Former U.S. Sen. John Danforth delivers the eulogy for Missouri State Auditor Tom Schweich at The Church of St. Michael and St. George in Clayton, Missouri, on March 3, 2015. (Robert Cohen/St. Louis Post-Dispatch via AP)

This sentiment about empathy didn’t surprise me as it aligns with what Danforth’s been preaching for years as he has lamented the incivility and dishonesty in politics today. Like in a 2022 sermon at the nation’s largest United Methodist church amid a contentious midterm election season. In that message, he noted that “the center is gone” in Congress as “politicians target the extremes” and “politics consists of manufactured rage.” He told stories from his time in the Senate when people developed friendships across party lines as he encouraged those in the congregation to “be agents of change” and “ambassadors of reconciliation.”
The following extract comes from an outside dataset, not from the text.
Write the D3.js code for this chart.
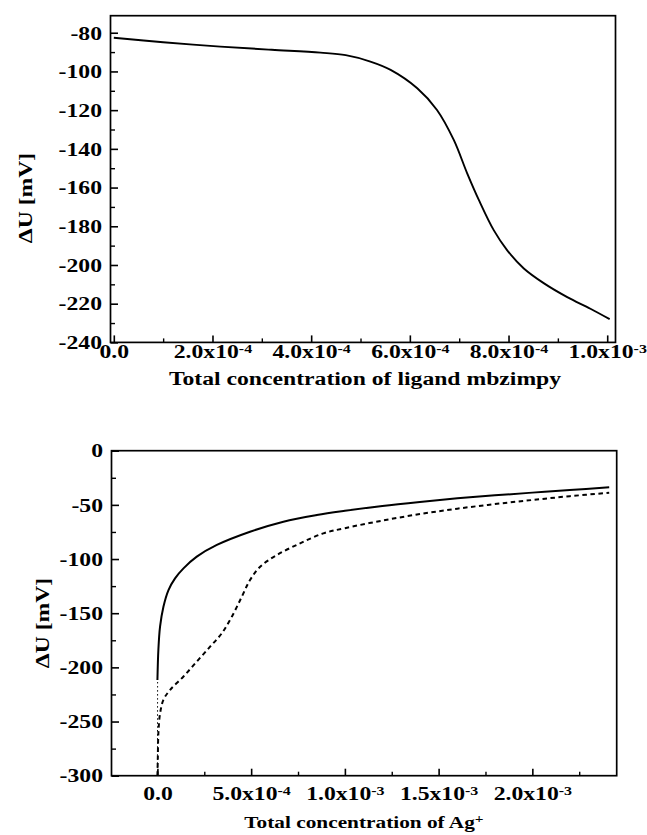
<!DOCTYPE html>
<html>
<head>
<meta charset="utf-8">
<script src="https://cdn.jsdelivr.net/npm/d3@7"></script>
<style>
  html, body { margin: 0; padding: 0; background: #fff; }
  svg text { font-family: "Liberation Serif", "Times New Roman", serif; font-weight: bold; fill: #000; }
</style>
</head>
<body>
<svg id="chart" width="647" height="835"></svg>
<script>
// ---- top panel: titration with ligand mbzimpy ----
const ligandConc = [0, 0.10e-3, 0.216e-3, 0.32e-3, 0.419e-3, 0.47e-3, 0.52e-3, 0.561e-3, 0.615e-3,
  0.655e-3, 0.689e-3, 0.716e-3, 0.74e-3, 0.77e-3, 0.797e-3, 0.831e-3, 0.872e-3,
  0.919e-3, 0.966e-3, 1.005e-3];
const ligandDU = [-82.6, -84.9, -87.2, -88.8, -90.3, -91.6, -94.9, -99.2, -108.7,
  -119.9, -135.4, -152.5, -166.5, -182, -192.3, -201.8, -209.5,
  -216.6, -222.6, -228];
const topYTicks = [-240, -220, -200, -180, -160, -140, -120, -100, -80];
const topXTicks = [0, 2e-4, 4e-4, 6e-4, 8e-4, 1e-3];

// ---- bottom panel: titration with Ag+ ----
const agSolidConc = [0, 0.005e-3, 0.014e-3, 0.032e-3, 0.059e-3, 0.094e-3, 0.139e-3, 0.21e-3,
  0.317e-3, 0.494e-3, 0.672e-3, 0.85e-3, 1.0e-3, 1.2e-3, 1.4e-3, 1.6e-3, 1.8e-3, 2.0e-3,
  2.2e-3, 2.41e-3];
const agSolidDU = [-211.7, -184, -162.5, -144, -128.6, -117.8, -108.6, -97.8,
  -87, -74.8, -65.5, -59.4, -55.5, -51, -47.3, -44, -41.2, -38.7,
  -36.3, -33.8];
const agTailConc = [0, 0.0005e-3, 0.001e-3];
const agTailDU = [-300, -255, -211.7];
const agDashConc = [0, 0.002e-3, 0.005e-3, 0.014e-3, 0.032e-3, 0.068e-3, 0.139e-3, 0.21e-3,
  0.281e-3, 0.343e-3, 0.397e-3, 0.45e-3, 0.494e-3, 0.548e-3, 0.637e-3, 0.761e-3, 0.885e-3,
  1.0e-3, 1.2e-3, 1.4e-3, 1.6e-3, 1.8e-3, 2.0e-3, 2.2e-3, 2.41e-3];
const agDashDU = [-300, -285, -261, -242.7, -230, -220.7, -208.4, -194.6,
  -180.9, -168.6, -153.2, -134.8, -119.4, -107.1, -96.3, -85.5, -76.3,
  -71.5, -64.5, -58.5, -53.5, -49.3, -45.5, -42, -38.8];
const botYTicks = [-300, -250, -200, -150, -100, -50, 0];
const botXTicks = [0, 5e-4, 1e-3, 1.5e-3, 2e-3];

const SX = 1.28;   // the scanned lettering is wide, stretch glyphs horizontally
const FS = 18.5;

const svg = d3.select('#chart');

function sciParts(v) {
  if (v === 0) { return ['0.0', null]; }
  const e = Math.floor(Math.log10(Math.abs(v)) + 1e-9);
  const m = v / Math.pow(10, e);
  return [m.toFixed(1) + 'x10', String(e)];
}

function writeSci(textSel, v) {
  const [main, exp] = sciParts(v);
  textSel.text(null);
  textSel.append('tspan').text(main);
  if (exp !== null) {
    textSel.append('tspan').attr('dy', -5).attr('font-size', 12.5).text(exp);
  }
}

function panel(cfg) {
  const g = svg.append('g');
  const x = d3.scaleLinear().domain(cfg.xDomain).range([cfg.left, cfg.right]);
  const y = d3.scaleLinear().domain(cfg.yDomain).range([cfg.bottom, cfg.top]);

  // frame
  g.append('rect')
    .attr('x', cfg.left).attr('y', cfg.top)
    .attr('width', cfg.right - cfg.left).attr('height', cfg.bottom - cfg.top)
    .attr('fill', 'none').attr('stroke', '#000').attr('stroke-width', 1.7);

  // minor ticks
  g.append('g')
    .attr('transform', `translate(${cfg.left},0)`)
    .call(d3.axisLeft(y).tickValues(cfg.yMinor).tickSize(-4.5).tickFormat(''))
    .call(s => s.select('.domain').remove())
    .selectAll('line').attr('stroke-width', 1.4);
  g.append('g')
    .attr('transform', `translate(0,${cfg.bottom})`)
    .call(d3.axisBottom(x).tickValues(cfg.xMinor).tickSize(-4).tickFormat(''))
    .call(s => s.select('.domain').remove())
    .selectAll('line').attr('stroke-width', 1.4);

  // major y axis
  const ya = g.append('g')
    .attr('transform', `translate(${cfg.left},0)`)
    .call(d3.axisLeft(y).tickValues(cfg.yTicks).tickSize(-7.5).tickPadding(0).tickFormat(d3.format('d')));
  ya.select('.domain').remove();
  ya.selectAll('line').attr('stroke-width', 1.6);
  ya.selectAll('text')
    .attr('font-size', FS)
    .attr('font-family', null)
    .attr('x', -cfg.yPad / SX)
    .attr('dy', '0.34em')
    .attr('transform', `scale(${SX},1)`)
    .text(d => String(d).replace('\u2212', '-'));

  // major x axis
  const xa = g.append('g')
    .attr('transform', `translate(0,${cfg.bottom})`)
    .call(d3.axisBottom(x).tickValues(cfg.xTicks).tickSize(-7));
  xa.select('.domain').remove();
  xa.selectAll('line').attr('stroke-width', 1.6);
  xa.selectAll('text')
    .attr('font-size', FS)
    .attr('font-family', null)
    .attr('y', cfg.xLabelBase)
    .attr('dy', 0)
    .attr('transform', `scale(${SX},1)`)
    .each(function (d) { writeSci(d3.select(this), d); });

  // axis titles
  const tfs = FS * cfg.xTitleScale;
  const xt = g.append('text')
    .attr('transform', `translate(${cfg.xTitleX},${cfg.xTitleY}) scale(${SX},1)`)
    .attr('font-size', tfs)
    .attr('text-anchor', 'middle');
  xt.append('tspan').text(cfg.xTitle);
  if (cfg.xTitleSup) {
    xt.append('tspan').attr('dy', -5).attr('font-size', 12).text(cfg.xTitleSup);
  }

  g.append('text')
    .attr('transform', `translate(${cfg.yTitleX},${cfg.yTitleY}) rotate(-90) scale(${SX},1)`)
    .attr('font-size', FS)
    .attr('text-anchor', 'middle')
    .text('\u0394U [mV]');

  const line = d3.line().x(d => x(d[0])).y(d => y(d[1])).curve(d3.curveCatmullRom.alpha(0.5));
  cfg.series.forEach(s => {
    g.append('path')
      .datum(d3.zip(s.xs, s.ys))
      .attr('d', line)
      .attr('fill', 'none')
      .attr('stroke', '#000')
      .attr('stroke-width', s.width)
      .attr('stroke-dasharray', s.dash || null)
      .attr('stroke-linejoin', 'round');
  });
}

panel({
  left: 110.5, right: 615.5, top: 15.7, bottom: 342.4,
  xDomain: [-0.0067e-3, 1.0168e-3], yDomain: [-240, -71.2],
  yTicks: topYTicks, yMinor: d3.range(-230, -70, 20),
  xTicks: topXTicks, xMinor: [1e-4, 3e-4, 5e-4, 7e-4, 9e-4],
  yPad: 8.5, xLabelBase: 16,
  xTitle: 'Total concentration of ligand mbzimpy', xTitleScale: 1, xTitleX: 365, xTitleY: 385,
  yTitleX: 32, yTitleY: 198,
  series: [{xs: ligandConc, ys: ligandDU, width: 1.9}]
});

panel({
  left: 111.5, right: 616.7, top: 450.7, bottom: 775.7,
  xDomain: [-0.245e-3, 2.45e-3], yDomain: [-300, 0],
  yTicks: botYTicks, yMinor: [-275, -225, -175, -125, -75, -25],
  xTicks: botXTicks, xMinor: [2.5e-4, 7.5e-4, 1.25e-3, 1.75e-3, 2.25e-3],
  yPad: 8.5, xLabelBase: 24.5,
  xTitle: 'Total concentration of Ag', xTitleSup: '+', xTitleScale: 0.9, xTitleX: 364, xTitleY: 828,
  yTitleX: 49, yTitleY: 623,
  series: [
    {xs: agSolidConc, ys: agSolidDU, width: 2},
    {xs: agTailConc, ys: agTailDU, width: 1, dash: '1.5,2.5'},
    {xs: agDashConc, ys: agDashDU, width: 2, dash: '4.5,3.5'}
  ]
});
</script>
</body>
</html>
“Then in politics, friends could disagree. Now it’s a holy war between good and evil. Candidates win elections and news channels win viewers and social media wins consumers by stoking feelings of grievance, fear, and rage. They demonize opponents,” Danforth said in the sermon. “We can change politics by changing how we treat one another. … We create our culture, for better or worse. We can be coarse and angry. We can be just and kind.”

Even as Danforth seeks a politics with more civility, he reiterated to me that he does “appreciate” and “support” the prophetic call in politics. But he said he hadn’t seen that as his role since he “was really active in politics.” Yet, in the years since leaving office, he’s often sounded like a voice crying in the political wilderness as he warned against the Religious Right, Trump, and someone he mentored who now occupies his old Senate seat. After helping launch Josh Hawley’s political career, Danforth repeatedly denounced the senator for giving fist-pumping support to election lies and Trump’s attempts to overturn the 2020 election. November’s elections showed that Danforth’s criticisms mostly fell on deaf ears.

Even while explaining how Hawley embodies all the things Danforth laments about politics today, the former senator and Episcopal priest has tried to avoid being a mirror image of what he dislikes. Maybe prophets can be civil. Like Bishop Budde.